Survey sampling and small-area estimation

This issue is devoted to survey sampling methods. It carries on a tradition of Mathematical Population Studies, after the issues guest-edited by Malay Ghosh and Tomasz Ża̧dło (2014) and Vera Toepoel and Schonlau (2017).

Wright (2001) presented some major moments of the history of survey sampling. He acknowledged the pioneering work of Pierre Simon de Laplace (1878-1912; Gillispie, 1997), who estimated the population size of France in 1802 based on a sample of communes, which were administrative districts. He multiplied the population size of the sampled communes by the ratio of the recorded total number of births for the whole country to the one recorded in the sample. He used the same method to estimate the population size of France for 1782. John Graunt (1665) had also used a similar calculus to estimate the population size of England in 1662.

In design-based inference, introduced by Neyman (1934), the values taken by the variable of interest are considered as fixed and the sampling design is the only source of randomness affecting the estimates. In model-based inference, the values taken by the variable of interest are considered as the realizations of random variables. The set of conditions defining the class of this distribution is called “super-population” model (Cassel et al., 1976: 80) and inference is made conditionally on the sample, which is either drawn at random or chosen purposively from the population. Accuracy is measured only over possible realizations of the variables. In model-assisted inference, the model is used to increase accuracy, but good design-based properties, such as design consistency, are of primary interest. Various methods include calibration estimators and pseudo-empirical best linear unbiased predictors. The accuracy of the former is evaluated through randomization techniques; the accuracy of the latter through a model. In the Bayesian framework, the estimator is a conditional expectation in the posterior distribution of the population or subpopulation parameters and the posterior variance is used as a measure of the variability of the Bayesian estimator. This Bayesian technique applies to continuous, binary, and count data.

Sampling methods are used in surveys dealing with households, business, agriculture, and environment, to name a few. A research direction is inference on subpopulation (or domain) parameters in the case of small or even null sample sizes. This subject has given rise to small-area estimation. The term “small area” denotes any subpopulation for which direct estimates are out of reach with satisfactory accuracy and for which the direct estimator uses the sole information available in the domain and the period of interest. Indirect estimators or predictors borrow information from other domains or periods. According to Rao and Molina (2015), the first application of indirect estimation was a survey about radio listening in the United States conducted in 1945. A regression was used to correct the biased direct estimators of the medians of the variables of interest. The case is commented in Hansen et al. (1953).

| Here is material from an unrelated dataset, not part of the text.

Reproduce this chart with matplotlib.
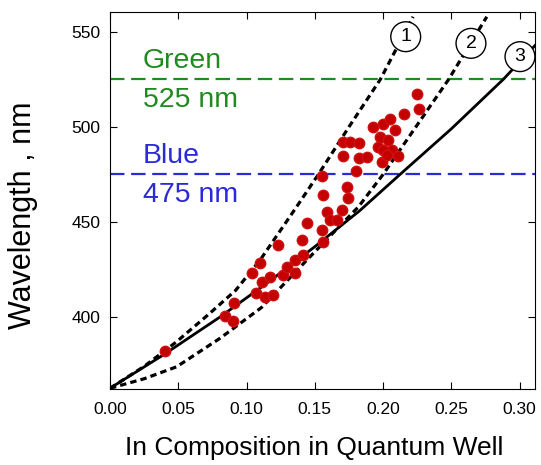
import matplotlib
matplotlib.use('Agg')
import matplotlib.pyplot as plt

plt.rcParams['font.family'] = ['Liberation Sans', 'DejaVu Sans']

# measured In composition vs. emission wavelength (nm)
x_meas = [0.040, 0.084, 0.090, 0.091, 0.104, 0.110, 0.107, 0.1135, 0.111, 0.1196,
          0.117, 0.123, 0.127, 0.1294, 0.1355, 0.1355, 0.1416, 0.1404, 0.1445, 0.155,
          0.156, 0.1587, 0.161, 0.166, 0.1697, 0.1746, 0.1734, 0.1562, 0.155, 0.1802,
          0.1709, 0.1826, 0.188, 0.1704, 0.1758, 0.1826, 0.1929, 0.1997, 0.2051, 0.2153,
          0.2246, 0.2266, 0.2087, 0.1978, 0.2039, 0.1965, 0.2063, 0.2002, 0.2112, 0.199,
          0.2027]
wl_meas = [382, 400.5, 398, 407.5, 423, 428.5, 412.5, 410.5, 418.5, 411.5,
           421, 438, 422, 426.5, 423, 430, 432.5, 440.5, 449.5, 445.8,
           439.6, 455.4, 451, 451, 456.3, 462.5, 468.6, 464.2, 474.2, 477,
           484.7, 483.5, 484, 492.3, 492.3, 491.7, 500.2, 501.6, 504, 506.7,
           517.4, 509.3, 498.4, 494.9, 493.2, 489.6, 487.9, 487.9, 484.7, 481.7,
           485.3]

# model curves
x_c1 = [0, 0.025, 0.0488, 0.0732, 0.092, 0.110, 0.1367, 0.1526, 0.175, 0.198, 0.222]
wl_c1 = [362.5, 374, 387, 402, 414, 430, 458, 475, 500, 525, 558]
x_c2 = [0, 0.025, 0.0488, 0.0806, 0.111, 0.1465, 0.182, 0.200, 0.248, 0.276]
wl_c2 = [362.5, 367.5, 373.8, 388.8, 405, 431.7, 458, 475, 525, 558]
x_c3 = [0, 0.039, 0.0806, 0.1172, 0.150, 0.183, 0.2124, 0.250, 0.288, 0.315]
wl_c3 = [362.5, 380, 400, 419, 437, 456, 475, 499, 525, 545.7]

fig = plt.figure(figsize=(5.41, 4.65), dpi=100)
ax = fig.add_axes([0.2033, 0.1634, 0.7856, 0.8108])

ax.axhline(525, color='#1f8a1f', ls=(0, (6.5, 3)), lw=1.6, zorder=1)
ax.axhline(475, color='#2a2ad8', ls=(0, (6.5, 3)), lw=1.6, zorder=1)

ax.plot(x_c1, wl_c1, color='black', ls=(0, (2, 1.3)), lw=2.3, zorder=2)
ax.plot(x_c2, wl_c2, color='black', ls=(0, (2, 1.3)), lw=2.3, zorder=2)
ax.plot(x_c3, wl_c3, color='black', ls='-', lw=2.0, zorder=2)

ax.plot(x_meas, wl_meas, 'o', color='#c40000', mec='#d01010', ms=7.5, zorder=3)

ax.text(0.024, 528, 'Green', color='#1f8a1f', fontsize=20.5, va='bottom')
ax.text(0.024, 521, '525 nm', color='#1f8a1f', fontsize=20.5, va='top')
ax.text(0.024, 478, 'Blue', color='#2a2ad8', fontsize=20.5, va='bottom')
ax.text(0.024, 471, '475 nm', color='#2a2ad8', fontsize=20.5, va='top')

for lab, xx, yy in [('1', 0.2166, 547.5), ('2', 0.2644, 544), ('3', 0.3003, 537)]:
    ax.text(xx, yy, lab, fontsize=14, ha='center', va='center', zorder=5,
            bbox=dict(boxstyle='circle,pad=0.33', fc='white', ec='black', lw=1))

ax.set_xlim(0, 0.3113)
ax.set_ylim(362.1, 560.5)
ax.set_xticks([0, 0.05, 0.10, 0.15, 0.20, 0.25, 0.30])
ax.set_xticklabels(['0.00', '0.05', '0.10', '0.15', '0.20', '0.25', '0.30'])
ax.set_yticks([400, 450, 500, 550])
ax.tick_params(direction='in', top=True, right=True, length=5, labelsize=12.5,
               colors='black')
ax.tick_params(axis='x', pad=9)
ax.tick_params(axis='y', pad=7)
ax.set_xlabel('In Composition in Quantum Well', fontsize=19)
ax.set_ylabel('Wavelength , nm', fontsize=22)
ax.xaxis.set_label_coords(0.481, -0.125)
ax.yaxis.set_label_coords(-0.17, 0.4615)

fig.savefig('out.png', dpi=100)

The four contributions included in this special issue intertwine design and estimation. Estimation can be based on super-population models; it can be Bayesian or frequentist. Design more than ever conditions the quality of the results, and inference based on randomization remains the reference. Design and estimation are inseparable. They both involve available auxiliary information.

Malay Ghosh, Jiyoun Myung, and Paduthol Godan Sankaran (published in the previous issue 25(3)) estimate the population median based on a Bayesian nonparametric technique. The absolute error loss is more complicated to handle than the quadratic loss. The authors consider the flexible class of Dirichlet process prior. They address finite populations characterized by a probability distribution over a finite set of points. They combine Bayesian with asymptotic frequentist properties. Survey sampling and small area estimation lead them to put aside randomization-based inference, but to keep design-related properties in the evaluation.

Mauno Keto, Jussi Hakanen, and Erkki Pahkinen use a linear mixed model to maximize the accuracy of the small-area estimate at both the area and the population levels. By simulation, they compare the efficiency of possible allocations resulting from either the model- or the design-based estimators.

Tomasz Ba̧k examines the ways of selecting balanced samples over space, which is a problem raised when the target population is structured along a network. This is the case encountered in agriculture, in forestry, in environmental sciences, and in the social sciences. A network allows one to define a distance and the property of adjacency between population units. The efficient design then involves the information on the structure. Ba̧k builds on Wywiał (1996) to develop the case of so-called “drawn-by-drawn” samples, which are samples where only two successively sampled units can be neighbors to each other.

Barbara Kowalczyk and Dorota Juszczak address rotating panel surveys, which are repeated surveys where some respondents are replaced at each round. Most large-scale social surveys, including the European Union Survey on Income and Living Conditions, are designed that way. Information on target variables collected on previous rounds is useful for the entire survey. This improves the efficiency of estimates. The authors consider the situation where the target variables are numerous and weights are independent of the variable of interest. Their comparison to other estimators is encouraging.